Trump's "Major" Voter Fraud Claims Don't Check Out

In the months leading up to the 2016 presidential election, when polls showed a clear lead for Secretary of State Hillary Clinton, now-President Donald Trump preemptively struck back by claiming that rampant voter fraud would be responsible for her expected win. He quieted down once he eventually won the election, but in response to the news that Clinton still won the popular vote by nearly 3 million votes, he's doubled down on his assertion. But the stats on voter fraud prove that his claims are completely false; voter fraud is a myth, and moreover, any improprieties in regards to voting disproportionately favor Republicans, not Democrats.

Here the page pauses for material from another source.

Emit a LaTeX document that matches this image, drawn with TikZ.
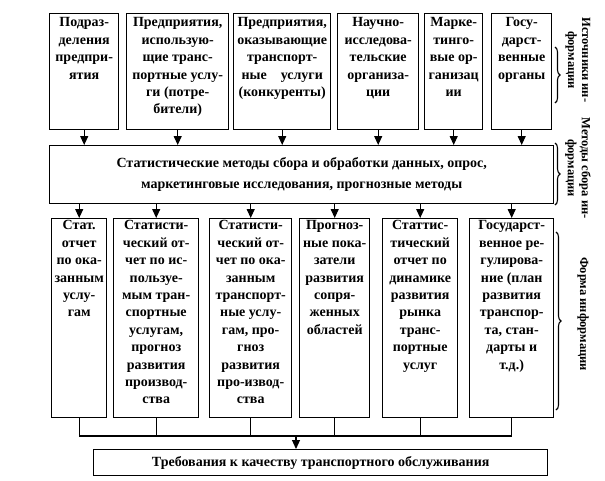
\documentclass[tikz,border=0pt]{standalone}
\usepackage{fontspec}
\setmainfont{Liberation Serif}
\usetikzlibrary{arrows.meta,decorations.pathreplacing}
\newcommand\boxtxt[4]{\parbox[c][#2pt][t]{#1pt}{\centering\vspace*{#3pt}#4\par}}
\begin{document}
\begin{tikzpicture}[x=1pt,y=-1pt,
  box/.style={draw, line width=1.4pt, inner sep=0pt, anchor=north west,
    font=\bfseries\fontsize{14}{17.4}\selectfont},
  arr/.style={line width=1.1pt, -{Triangle[length=9pt,width=8pt]}},
  con/.style={line width=1.1pt},
  brc/.style={decorate, decoration={brace, amplitude=5pt}, line width=1.1pt},
  side/.style={rotate=-90, align=center, inner sep=0pt,
    font=\bfseries\fontsize{12.5}{14}\selectfont}]
\useasboundingbox (0,0) rectangle (605,480);
% top row
\node[box] (t1) at (49,13) {\boxtxt{69}{116}{4}{Подраз-\\деления\\предпри-\\ятия}};
\node[box] (t2) at (126,13) {\boxtxt{102}{116}{4}{Предприятия,\\использую-\\щие транс-\\портные услу-\\ги (потре-\\бители)}};
\node[box] (t3) at (233,13) {\boxtxt{97}{116}{4}{Предприятия,\\оказывающие\\транспорт-\\ные\hspace{1em}услуги\\(конкуренты)}};
\node[box] (t4) at (337,13) {\boxtxt{81}{116}{4}{Научно-\\исследова-\\тельские\\организа-\\ции}};
\node[box] (t5) at (424,13) {\boxtxt{58}{116}{4}{Марке-\\тинго-\\вые ор-\\ганизац\\ии}};
\node[box] (t6) at (491,13) {\boxtxt{60}{116}{4}{Госу-\\дарст-\\венные\\органы}};
% middle
\node[box, font=\bfseries\fontsize{14}{21}\selectfont] (m) at (49,145) {\parbox[c][58pt][c]{504pt}{\centering Статистические методы сбора и обработки данных, опрос,\\маркетинговые исследования, прогнозные методы\par}};
% bottom row
\node[box] (b1) at (51,218) {\boxtxt{55}{199}{2}{Стат.\\отчет\\по ока-\\занным\\услу-\\гам}};
\node[box] (b2) at (113,218) {\boxtxt{85}{199}{2}{Статисти-\\ческий от-\\чет по ис-\\пользуе-\\мым тран-\\спортные\\услугам,\\прогноз\\развития\\производ-\\ства}};
\node[box] (b3) at (209,218) {\boxtxt{82}{199}{2}{Статисти-\\ческий от-\\чет по ока-\\занным\\транспорт-\\ные услу-\\гам, про-\\гноз\\развития\\про-извод-\\ства}};
\node[box] (b4) at (299,218) {\boxtxt{70}{199}{2}{Прогноз-\\ные пока-\\затели\\развития\\сопря-\\женных\\областей}};
\node[box] (b5) at (382,218) {\boxtxt{75}{199}{2}{Статтис-\\тический\\отчет по\\динамике\\развития\\рынка\\транс-\\портные\\услуг}};
\node[box] (b6) at (469,218) {\boxtxt{84}{199}{2}{Государст-\\венное ре-\\гулирова-\\ние (план\\развития\\транспор-\\та, стан-\\дарты и\\т.д.)}};
% final
\node[box] (f) at (93,449) {\parbox[c][26pt][c]{454pt}{\centering Требования к качеству транспортного обслуживания\par}};
% arrows top -> middle
\foreach \n in {t1,t2,t3,t4,t5,t6}
  \draw[arr] (\n.south) -- (\n.south |- m.north);
% arrows middle -> bottom
\foreach \n in {b1,b2,b3,b4,b5,b6}
  \draw[arr] (\n.north |- m.south) -- (\n.north);
% collector
\coordinate (j) at (296,436);
\foreach \n in {b1,b2,b3,b4,b5,b6}
  \draw[con] (\n.south) -- (\n.south |- j);
\draw[con] (b1.south |- j) -- (b6.south |- j);
\draw[arr] (j) -- (j |- f.north);
% braces
\draw[brc] (555,47) -- (555,103);
\draw[brc] (555,143) -- (555,205);
\draw[brc] (556,232) -- (556,410);
% side labels
\node[side] (s1) at (578,60) {Источники ин-\\формации};
\node[side] (s2) at (578,168) {Методы сбора ин-\\формации};
\node[side] (s3) at (583,314) {Форма информации};
\end{tikzpicture}
\end{document}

Trump is a man obsessed with popularity, as evidenced by the fact that after his election, he continued to campaign for himself by going on a national "thank you tour." His inaugural address (during which he perhaps inadvertently paraphrased a Batman villain) was also little more than a rehash of his campaign speeches. In the early days of his presidency, a source told CBS News that he stocked an audience with plants to cheer for him, and he and his Press Secretary, Sean Spicer, have repeatedly lied about the size of the crowd at his inauguration, despite photographic evidence that proves them wrong. Romper's request for comment on these matters was not immediately returned.

His latest claim that millions of illegal votes were to blame for his loss of the popular vote is completely without merit, as well. The notions that undocumented people voted, or that people cast votes in the names of dead people, have be proven time and again to be false. And as for people casting multiple votes, that only happened twice in the last election, and both people – a woman from Iowa and a man from Texas – voted for Trump. In fact, the Interstate Voter Registration Crosscheck Program meant to prevent double votes has been found to be completely unreliable, and according to Rolling Stone, it disproportionately affects young people and people of color (who statistically vote Democrat), preventing tens of thousands of legitimate votes in each state that uses it.

When Trump claimed that "people that have died 10 years ago are still voting," he cited a Pew Charitable Trust report showing that 1.8 million deceased people remain on voter registries, but neglected to mention that there is no evidence that any votes were ever cast in their names. According to Factcheck,org, the vast majority of those registrations are due to clerical errors, and no fraudulent votes ever occurred as a result. Trump also cited a 2014 Washington Post report that alleged that undocumented immigrants had somehow managed to register to vote in the 2008 and 2010 elections, but according to the managers of the database on which the report was based, the authors completely misrepresented the data, and no instances of non-citizens voting was ever actually found. Trump can request as many investigations he likes, but they'll only continue to prove that he's the most unpopular president of modern times.